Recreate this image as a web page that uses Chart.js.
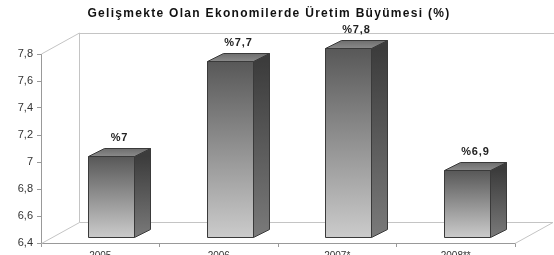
<!DOCTYPE html>
<html><head><meta charset="utf-8">
<script src="https://cdn.jsdelivr.net/npm/chart.js@4/dist/chart.umd.min.js"></script>
<style>html,body{margin:0;padding:0;background:#fff;overflow:hidden}</style>
</head><body>
<canvas id="c" width="554" height="255"></canvas>
<script>
const titleText = 'Gelişmekte Olan Ekonomilerde Üretim Büyümesi (%)';
const categories = ['2005', '2006', '2007*', '2008**'];
const growth = [7, 7.7, 7.8, 6.9];
const valueLabels = ['%7', '%7,7', '%7,8', '%6,9'];
const yTickLabels = ['6,4', '6,6', '6,8', '7', '7,2', '7,4', '7,6', '7,8'];

const WALL = {dx: 38, dy: -21};   // depth of the 3D box
const BAR_SHIFT = {dx: 11, dy: -6}; // bars stand inside the box
const BAR_DEPTH = {dx: 16, dy: -8};
const FONT = '"Liberation Sans", Arial, sans-serif';

const wallPlugin = {
  id: 'wall',
  beforeDatasetsDraw(chart) {
    const {ctx, chartArea: a, width} = chart;
    ctx.save();
    ctx.strokeStyle = '#c4c4c4';
    ctx.lineWidth = 1;
    const L = a.left + 0.5, R = a.right, T = a.top, B = a.bottom + 0.5;
    ctx.beginPath();
    ctx.moveTo(L + WALL.dx, T + WALL.dy + 0.5); ctx.lineTo(width, T + WALL.dy + 0.5);
    ctx.moveTo(L + WALL.dx, T + WALL.dy); ctx.lineTo(L + WALL.dx, B + WALL.dy);
    ctx.moveTo(L + WALL.dx, B + WALL.dy); ctx.lineTo(R + WALL.dx, B + WALL.dy);
    ctx.moveTo(L, T); ctx.lineTo(L + WALL.dx, T + WALL.dy);
    ctx.moveTo(L, B); ctx.lineTo(L + WALL.dx, B + WALL.dy);
    ctx.moveTo(R, B); ctx.lineTo(R + WALL.dx, B + WALL.dy);
    ctx.stroke();
    ctx.restore();
  }
};

const barsPlugin = {
  id: 'bars3d',
  afterDatasetsDraw(chart) {
    const {ctx} = chart;
    const meta = chart.getDatasetMeta(0);
    const basePx = chart.scales.y.getBasePixel();
    ctx.save();
    meta.data.forEach((bar, i) => {
      const {x, y, width} = bar.getProps(['x', 'y', 'width'], true);
      const l = Math.round(x - width / 2 + BAR_SHIFT.dx) + 0.5;
      const r = Math.round(x + width / 2 + BAR_SHIFT.dx) + 0.5;
      const t = Math.round(y + BAR_SHIFT.dy) + 0.5;
      const b = Math.round(basePx + BAR_SHIFT.dy) + 0.5;
      const ddx = BAR_DEPTH.dx, ddy = BAR_DEPTH.dy;
      ctx.strokeStyle = '#3a3a3a';
      ctx.lineWidth = 1;
      // side face
      let g = ctx.createLinearGradient(0, t, 0, b);
      g.addColorStop(0, '#3c3c3c'); g.addColorStop(1, '#7a7a7a');
      ctx.fillStyle = g;
      ctx.beginPath();
      ctx.moveTo(r, t); ctx.lineTo(r + ddx, t + ddy); ctx.lineTo(r + ddx, b + ddy); ctx.lineTo(r, b); ctx.closePath();
      ctx.fill(); ctx.stroke();
      // top face
      g = ctx.createLinearGradient(0, t + ddy, 0, t);
      g.addColorStop(0, '#6e6e6e'); g.addColorStop(1, '#8a8a8a');
      ctx.fillStyle = g;
      ctx.beginPath();
      ctx.moveTo(l, t); ctx.lineTo(l + ddx, t + ddy); ctx.lineTo(r + ddx, t + ddy); ctx.lineTo(r, t); ctx.closePath();
      ctx.fill(); ctx.stroke();
      // front face
      g = ctx.createLinearGradient(0, t, 0, b);
      g.addColorStop(0, '#585858'); g.addColorStop(1, '#cbcbcb');
      ctx.fillStyle = g;
      ctx.beginPath();
      ctx.rect(l, t, r - l, b - t);
      ctx.fill(); ctx.stroke();
      // value label
      ctx.fillStyle = '#222';
      ctx.font = 'bold 11px ' + FONT;
      ctx.letterSpacing = '0.9px';
      ctx.textAlign = 'center';
      ctx.textBaseline = 'middle';
      ctx.fillText(valueLabels[i], (l + r + ddx) / 2, t - 19);
    });
    ctx.restore();
  }
};

const titlePlugin = {
  id: 'titleText',
  afterDraw(chart) {
    const {ctx} = chart;
    ctx.save();
    ctx.fillStyle = '#111';
    ctx.font = 'bold 12px ' + FONT;
    ctx.letterSpacing = '1.3px';
    ctx.textAlign = 'center';
    ctx.textBaseline = 'middle';
    ctx.fillText(titleText, 269, 14);
    ctx.restore();
  }
};

new Chart(document.getElementById('c'), {
  type: 'bar',
  data: {
    labels: categories,
    datasets: [{
      data: growth,
      backgroundColor: 'rgba(0,0,0,0)',
      borderWidth: 0,
      barThickness: 46
    }]
  },
  options: {
    responsive: false,
    animation: false,
    devicePixelRatio: 1,
    events: [],
    layout: {padding: {top: 54, right: 39, left: 0, bottom: 0}},
    plugins: {legend: {display: false}, tooltip: {enabled: false}, title: {display: false}},
    scales: {
      x: {
        afterFit(s) { s.height = 12; },
        grid: {drawOnChartArea: false, tickLength: 4, color: '#999', offset: true},
        border: {color: '#999'},
        ticks: {padding: 3, color: '#333', font: {size: 10, family: FONT}, maxRotation: 0}
      },
      y: {
        min: 6.4, max: 7.8,
        afterFit(s) { s.width = 41; },
        grid: {drawOnChartArea: false, tickLength: 4, color: '#999'},
        border: {color: '#999'},
        ticks: {
          stepSize: 0.2, padding: 4, color: '#333',
          font: {size: 11, family: FONT},
          callback: (v, i) => yTickLabels[i]
        }
      }
    }
  },
  plugins: [wallPlugin, barsPlugin, titlePlugin]
});
</script>
</body></html>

---------------

Stated exercise
Your copy of the data should match it exactly, except that pictures are left out.

Solution
Recreate this image as a web page that uses Chart.js.
<!DOCTYPE html>
<html><head><meta charset="utf-8">
<script src="https://cdn.jsdelivr.net/npm/chart.js@4/dist/chart.umd.min.js"></script>
<style>html,body{margin:0;padding:0;background:#fff;overflow:hidden}</style>
</head><body>
<canvas id="c" width="554" height="255"></canvas>
<script>
const titleText = 'Gelişmekte Olan Ekonomilerde Üretim Büyümesi (%)';
const categories = ['2005', '2006', '2007*', '2008**'];
const growth = [7, 7.7, 7.8, 6.9];
const valueLabels = ['%7', '%7,7', '%7,8', '%6,9'];
const yTickLabels = ['6,4', '6,6', '6,8', '7', '7,2', '7,4', '7,6', '7,8'];

const WALL = {dx: 38, dy: -21};   // depth of the 3D box
const BAR_SHIFT = {dx: 11, dy: -6}; // bars stand inside the box
const BAR_DEPTH = {dx: 16, dy: -8};
const FONT = '"Liberation Sans", Arial, sans-serif';

const wallPlugin = {
  id: 'wall',
  beforeDatasetsDraw(chart) {
    const {ctx, chartArea: a, width} = chart;
    ctx.save();
    ctx.strokeStyle = '#c4c4c4';
    ctx.lineWidth = 1;
    const L = a.left + 0.5, R = a.right, T = a.top, B = a.bottom + 0.5;
    ctx.beginPath();
    ctx.moveTo(L + WALL.dx, T + WALL.dy + 0.5); ctx.lineTo(width, T + WALL.dy + 0.5);
    ctx.moveTo(L + WALL.dx, T + WALL.dy); ctx.lineTo(L + WALL.dx, B + WALL.dy);
    ctx.moveTo(L + WALL.dx, B + WALL.dy); ctx.lineTo(R + WALL.dx, B + WALL.dy);
    ctx.moveTo(L, T); ctx.lineTo(L + WALL.dx, T + WALL.dy);
    ctx.moveTo(L, B); ctx.lineTo(L + WALL.dx, B + WALL.dy);
    ctx.moveTo(R, B); ctx.lineTo(R + WALL.dx, B + WALL.dy);
    ctx.stroke();
    ctx.restore();
  }
};

const barsPlugin = {
  id: 'bars3d',
  afterDatasetsDraw(chart) {
    const {ctx} = chart;
    const meta = chart.getDatasetMeta(0);
    const basePx = chart.scales.y.getBasePixel();
    ctx.save();
    meta.data.forEach((bar, i) => {
      const {x, y, width} = bar.getProps(['x', 'y', 'width'], true);
      const l = Math.round(x - width / 2 + BAR_SHIFT.dx) + 0.5;
      const r = Math.round(x + width / 2 + BAR_SHIFT.dx) + 0.5;
      const t = Math.round(y + BAR_SHIFT.dy) + 0.5;
      const b = Math.round(basePx + BAR_SHIFT.dy) + 0.5;
      const ddx = BAR_DEPTH.dx, ddy = BAR_DEPTH.dy;
      ctx.strokeStyle = '#3a3a3a';
      ctx.lineWidth = 1;
      // side face
      let g = ctx.createLinearGradient(0, t, 0, b);
      g.addColorStop(0, '#3c3c3c'); g.addColorStop(1, '#7a7a7a');
      ctx.fillStyle = g;
      ctx.beginPath();
      ctx.moveTo(r, t); ctx.lineTo(r + ddx, t + ddy); ctx.lineTo(r + ddx, b + ddy); ctx.lineTo(r, b); ctx.closePath();
      ctx.fill(); ctx.stroke();
      // top face
      g = ctx.createLinearGradient(0, t + ddy, 0, t);
      g.addColorStop(0, '#6e6e6e'); g.addColorStop(1, '#8a8a8a');
      ctx.fillStyle = g;
      ctx.beginPath();
      ctx.moveTo(l, t); ctx.lineTo(l + ddx, t + ddy); ctx.lineTo(r + ddx, t + ddy); ctx.lineTo(r, t); ctx.closePath();
      ctx.fill(); ctx.stroke();
      // front face
      g = ctx.createLinearGradient(0, t, 0, b);
      g.addColorStop(0, '#585858'); g.addColorStop(1, '#cbcbcb');
      ctx.fillStyle = g;
      ctx.beginPath();
      ctx.rect(l, t, r - l, b - t);
      ctx.fill(); ctx.stroke();
      // value label
      ctx.fillStyle = '#222';
      ctx.font = 'bold 11px ' + FONT;
      ctx.letterSpacing = '0.9px';
      ctx.textAlign = 'center';
      ctx.textBaseline = 'middle';
      ctx.fillText(valueLabels[i], (l + r + ddx) / 2, t - 19);
    });
    ctx.restore();
  }
};

const titlePlugin = {
  id: 'titleText',
  afterDraw(chart) {
    const {ctx} = chart;
    ctx.save();
    ctx.fillStyle = '#111';
    ctx.font = 'bold 12px ' + FONT;
    ctx.letterSpacing = '1.3px';
    ctx.textAlign = 'center';
    ctx.textBaseline = 'middle';
    ctx.fillText(titleText, 269, 14);
    ctx.restore();
  }
};

new Chart(document.getElementById('c'), {
  type: 'bar',
  data: {
    labels: categories,
    datasets: [{
      data: growth,
      backgroundColor: 'rgba(0,0,0,0)',
      borderWidth: 0,
      barThickness: 46
    }]
  },
  options: {
    responsive: false,
    animation: false,
    devicePixelRatio: 1,
    events: [],
    layout: {padding: {top: 54, right: 39, left: 0, bottom: 0}},
    plugins: {legend: {display: false}, tooltip: {enabled: false}, title: {display: false}},
    scales: {
      x: {
        afterFit(s) { s.height = 12; },
        grid: {drawOnChartArea: false, tickLength: 4, color: '#999', offset: true},
        border: {color: '#999'},
        ticks: {padding: 3, color: '#333', font: {size: 10, family: FONT}, maxRotation: 0}
      },
      y: {
        min: 6.4, max: 7.8,
        afterFit(s) { s.width = 41; },
        grid: {drawOnChartArea: false, tickLength: 4, color: '#999'},
        border: {color: '#999'},
        ticks: {
          stepSize: 0.2, padding: 4, color: '#333',
          font: {size: 11, family: FONT},
          callback: (v, i) => yTickLabels[i]
        }
      }
    }
  },
  plugins: [wallPlugin, barsPlugin, titlePlugin]
});
</script>
</body></html>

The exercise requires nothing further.